Ehegattensplitting für Homosexuelle: Karlsruhe lässt die Opposition jubeln
SPD, Grüne und selbst der Koalitionspartner FDP sehen die Union als Verlierer. CDU und CSU müssen nun erneut ihren Kurs bei der Gleichstellung Homosexueller korrigieren.
Berlin. Die Opposition triumphiert: Nach dem jüngsten Urteil aus Karlsruhe müssen eingetragene Lebenspartnerschaften von Schwulen und Lesben nun auch im Einkommensteuerrecht mit Ehepaaren gleichgestellt werden. CDU und CSU hatten das stets abgelehnt. Volker Beck, Fraktionsgeschäftsführer der Grünen, konnte sein Glück kaum fassen: „Ich bin überglücklich, weil unsere Strategie, gleiche Pflichten für Lebenspartnerschaften zu begründen und die entsprechenden Rechte notfalls in Karlsruhe zu erstreiten, voll aufgegangen ist“, sagte der bekennende Homosexuelle unserer Zeitung.
Die Union habe sich mit ihrem Beharren auf der steuerrechtlichen Ungleichheit zwischen Ehen und Lebenspartnerschaften „völlig blamiert“. Ähnlich argumentierte auch SPD-Fraktionsvize Joachim Poß: „Das ist der erwartete Tritt gegen die gesellschaftspolitische Blindheit und Inkompetenz der Union.“ Das Urteil der FDP über den Koalitionspartner fiel ebenfalls drastisch aus. Parteigeneralsekretär Patrick Döring sprach von einem „Schuss vor den Bug der Union, die sich in dieser Frage als Blockierer erwiesen hat“.

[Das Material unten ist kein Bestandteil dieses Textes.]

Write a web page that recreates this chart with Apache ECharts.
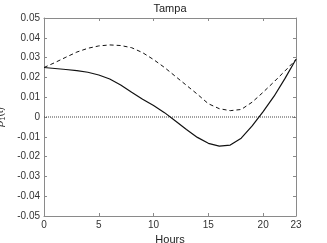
<!DOCTYPE html>
<html><head><meta charset="utf-8">
<script src="https://cdn.jsdelivr.net/npm/echarts@6/dist/echarts.min.js"></script>
<style>html,body{margin:0;padding:0;background:#fff}#c{width:327px;height:243px}</style>
</head><body><div id="c"></div>
<script>
var hours = [0,1,2,3,4,5,6,7,8,9,10,11,12,13,14,15,16,17,18,19,20,21,22,23];
var solidBeta = [0.0250,0.0245,0.0240,0.0234,0.0226,0.0212,0.0192,0.0162,0.0125,0.0090,0.0058,0.0022,-0.0020,-0.0063,-0.0103,-0.0133,-0.0147,-0.0142,-0.0107,-0.0045,0.0027,0.0105,0.0195,0.0292];
var dashedBeta = [0.0250,0.0275,0.0302,0.0328,0.0347,0.0359,0.0364,0.0361,0.0350,0.0325,0.0290,0.0250,0.0205,0.0160,0.0115,0.0067,0.0042,0.0032,0.0038,0.0075,0.0125,0.0178,0.0233,0.0290];
var zeroLine = [0,0];
var xTicks = [0,5,10,15,20,23];
var yMin = -0.05, yMax = 0.05, yStep = 0.01;

var font = 'Liberation Sans, Arial, sans-serif';
var axisCol = '#8a8a8a';
function pairs(xs, ys){ return xs.map(function(x,i){return [x, ys[i]];}); }

var chart = echarts.init(document.getElementById('c'), null, {renderer:'canvas'});
chart.setOption({
  animation:false,
  title:{text:'Tampa', left:170, top:3, padding:0, textAlign:'center',
    textStyle:{fontFamily:font, fontSize:11, fontWeight:'normal', color:'#222'}},
  grid:{left:44, right:31, top:18, bottom:27, containLabel:false, outerBoundsMode:'none'},
  xAxis:[{
    type:'value', min:0, max:23, interval:5,
    name:'Hours', nameLocation:'middle', nameGap:15,
    nameTextStyle:{fontFamily:font, fontSize:11, color:'#222'},
    axisLine:{onZero:false, lineStyle:{color:axisCol, width:1}},
    axisTick:{inside:true, length:3, lineStyle:{color:axisCol}, customValues:xTicks},
    axisLabel:{fontFamily:font, fontSize:10, color:'#333', margin:4, customValues:xTicks},
    splitLine:{show:false}
  },{
    type:'value', min:0, max:23, interval:5, position:'top',
    axisLine:{onZero:false, lineStyle:{color:axisCol, width:1}},
    axisTick:{inside:true, length:3, lineStyle:{color:axisCol}},
    axisLabel:{show:false}, splitLine:{show:false}
  }],
  yAxis:[{
    type:'value', min:yMin, max:yMax, interval:yStep,
    name:'{b|β}{s|1}{n|(t)}', nameLocation:'middle', nameRotate:90, nameGap:26,
    nameTextStyle:{rich:{
      b:{fontFamily:'DejaVu Serif, serif', fontStyle:'italic', fontSize:11, color:'#333'},
      s:{fontFamily:font, fontSize:7, color:'#333', verticalAlign:'bottom', padding:[6,0,0,0]},
      n:{fontFamily:font, fontSize:10, color:'#333'}
    }},
    axisLine:{onZero:false, lineStyle:{color:axisCol, width:1}},
    axisTick:{inside:true, length:3, lineStyle:{color:axisCol}},
    axisLabel:{fontFamily:font, fontSize:10, color:'#333', margin:4,
      formatter:function(v){ var r=Math.round(v*100)/100; return r===0?'0':r.toFixed(2);} },
    splitLine:{show:false}
  },{
    type:'value', min:yMin, max:yMax, interval:yStep, position:'right',
    axisLine:{onZero:false, lineStyle:{color:axisCol, width:1}},
    axisTick:{inside:true, length:3, lineStyle:{color:axisCol}},
    axisLabel:{show:false}, splitLine:{show:false}
  }],
  series:[
    {type:'line', data:pairs([0,23], zeroLine), symbol:'none',
     lineStyle:{color:'#444', width:1, type:[1,1]}, silent:true},
    {type:'line', data:pairs(hours, dashedBeta), symbol:'none',
     lineStyle:{color:'#111', width:1, type:[4,3]}},
    {type:'line', data:pairs(hours, solidBeta), symbol:'none',
     lineStyle:{color:'#111', width:1.2}}
  ]
});
</script></body></html>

Tatsächlich hat das Bundesverfassungsgericht in den politischen Dauerstreit um die Rechte gleichgeschlechtlicher Paare schon mehrfach eingegriffen. Und stets zog die Union dabei mit ihrer Auffassung, die Ehe weiter zu privilegieren, den Kürzeren. Erst im Februar stärkte Karlsruhe das Adoptionsrecht von Lesben und Schwulen. Und in den Jahren 2012 und 2010 hatten die obersten Richter Benachteiligungen homosexueller Paare bei der Grunderwerbs- und Erbschaftssteuer als verfassungswidrig eingestuft.
So war es eigentlich nur noch eine Frage der Zeit, dass Karlsruhe auch die Ungleichbehandlung im Einkommensteuerrecht kippen würde. Doch obwohl es nicht an warnenden Stimmen aus den eigenen Reihen mangelte, sprach sich die CDU noch im letzten Dezember auf ihrem Bundesparteitag mit Zwei-Drittel-Mehrheit gegen eine steuerliche Gleichstellung der Homo-Ehe aus.

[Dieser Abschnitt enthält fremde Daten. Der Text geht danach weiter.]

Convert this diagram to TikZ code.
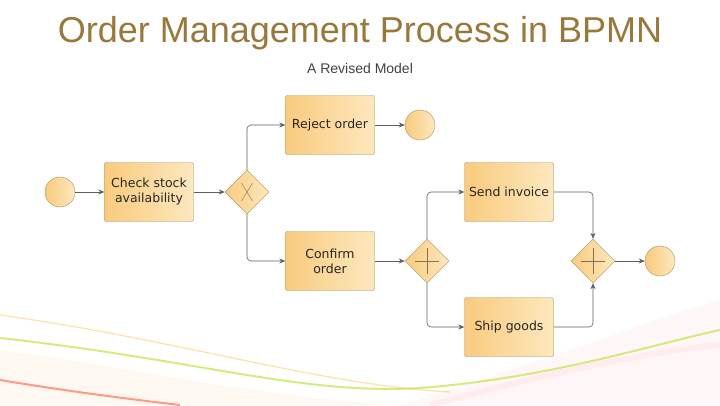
\documentclass[tikz,border=0pt]{standalone}
\usepackage{fontspec}
\setmainfont{DejaVu Sans}
\newfontfamily\titlefont{Liberation Sans}
\usetikzlibrary{shapes.geometric,arrows.meta}
\definecolor{boxfill}{HTML}{F9CB7E}
\definecolor{boxlight}{HTML}{FDE8BF}
\definecolor{boxline}{HTML}{A98F62}
\definecolor{flowline}{HTML}{5E5E5E}
\definecolor{titlebrown}{HTML}{98783B}

\begin{document}
\begin{tikzpicture}[
  x=1pt, y=-1pt,
  task/.style={draw=boxline, rounded corners=2pt, align=center,
               left color=boxfill, right color=boxlight,
               minimum width=89pt, minimum height=59pt, inner sep=2pt,
               font=\fontsize{12.5}{15}\selectfont, text=black!85},
  event/.style={circle, draw=boxline, left color=boxfill, right color=boxlight,
                minimum size=30pt, inner sep=0pt},
  gate/.style={diamond, draw=boxline, left color=boxfill, right color=boxlight,
               minimum size=44pt, inner sep=0pt},
  flow/.style={draw=flowline, line width=0.6pt, rounded corners=4pt, ->},
  >={Stealth[length=6pt,width=5pt]}
]
\useasboundingbox (0,0) rectangle (720,405);

% background swooshes
\fill[orange!30, opacity=0.18] (0,350) .. controls (150,370) and (300,405) .. (420,405)
  -- (0,405) -- cycle;
\fill[red!25, opacity=0.12] (400,405) .. controls (550,360) and (650,320) .. (720,300)
  -- (720,405) -- cycle;
\draw[yellow!70!green, line width=2pt, opacity=0.55]
  (0,338) .. controls (200,360) and (300,395) .. (420,388)
  .. controls (550,378) and (650,345) .. (720,330);
\draw[orange!70!yellow, line width=1.2pt, opacity=0.35]
  (0,315) .. controls (180,340) and (320,385) .. (450,392);
\draw[red!70!orange, line width=2pt, opacity=0.45]
  (0,380) .. controls (60,390) and (120,398) .. (180,405);
\draw[red!20, line width=6pt, opacity=0.25]
  (430,405) .. controls (560,370) and (660,350) .. (720,345);

% titles
\node (title) at (360,33)
  {\titlefont\fontsize{36}{40}\selectfont\color{titlebrown}Order Management Process in BPMN};
\node (subtitle) at (360,68)
  {\titlefont\fontsize{14}{16}\selectfont\color{black!75}A Revised Model};

% nodes
\node[event] (start)   at (60,192)  {};
\node[task]  (check)   at (149,192) {Check stock\\ availability};
\node[gate]  (xor)     at (247,192) {};
\node[task]  (reject)  at (330,125) {Reject order};
\node[event] (endrej)  at (420,125) {};
\node[task]  (confirm) at (330,261) {Confirm\\ order};
\node[gate]  (split)   at (427,261) {};
\node[task]  (invoice) at (509,192) {Send invoice};
\node[task]  (ship)    at (509,327) {Ship goods};
\node[gate]  (join)    at (593,261) {};
\node[event] (endok)   at (660,261) {};

% gateway marks
\draw[boxline!80!black, line width=0.4pt]
  (xor.center) ++(-5.5,-9) -- ++(11,18)
  (xor.center) ++(5.5,-9) -- ++(-11,18);
\foreach \g in {split, join}
  \draw[boxline!80!black, line width=0.4pt]
    (\g.center) ++(-12,0) -- ++(24,0)
    (\g.center) ++(0,-13) -- ++(0,26);

% sequence flows
\draw[flow] (start)      -- (check);
\draw[flow] (check)      -- (xor);
\draw[flow] (xor.north)  |- (reject.west);
\draw[flow] (xor.south)  |- (confirm.west);
\draw[flow] (reject)     -- (endrej);
\draw[flow] (confirm)    -- (split);
\draw[flow] (split.north) |- (invoice.west);
\draw[flow] (split.south) |- (ship.west);
\draw[flow] (invoice.east) -| (join.north);
\draw[flow] (ship.east)    -| (join.south);
\draw[flow] (join)       -- (endok);
\end{tikzpicture}
\end{document}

Dieser Beschluss ist nun praktisch Makulatur. Nach dem aktuellen Karlsruher Urteil muss das Ehegattensplitting auch auf eingetragene Lebenspartnerschaften ausgeweitet werden. Bislang war für sie nur eine steuerliche Einzelveranlagung möglich. Im Vergleich zu den Ehen sind Lebenspartnerschaften dadurch um im Schnitt rund 1300 Euro im Jahr benachteiligt.
Nach Einschätzung von Bundesjustizministerin Sabine Leutheusser-Schnarrenberger (FDP) kann den Vorgaben aus Karlsruhe noch bis zur Bundestagswahl durch ein „schlichtes Gesetz“ entsprochen werden. Die gleiche Auffassung war am Donnerstag auch aus dem Bundesfinanzministerium zu hören. Sein Hausherr Wolfgang Schäuble (CDU) hatte sich erst kürzlich für ein Familiensplitting ausgesprochen, das Kinder besser steuerlich berücksichtigt — egal, ob sie bei homosexuellen oder heterosexuellen Paaren leben.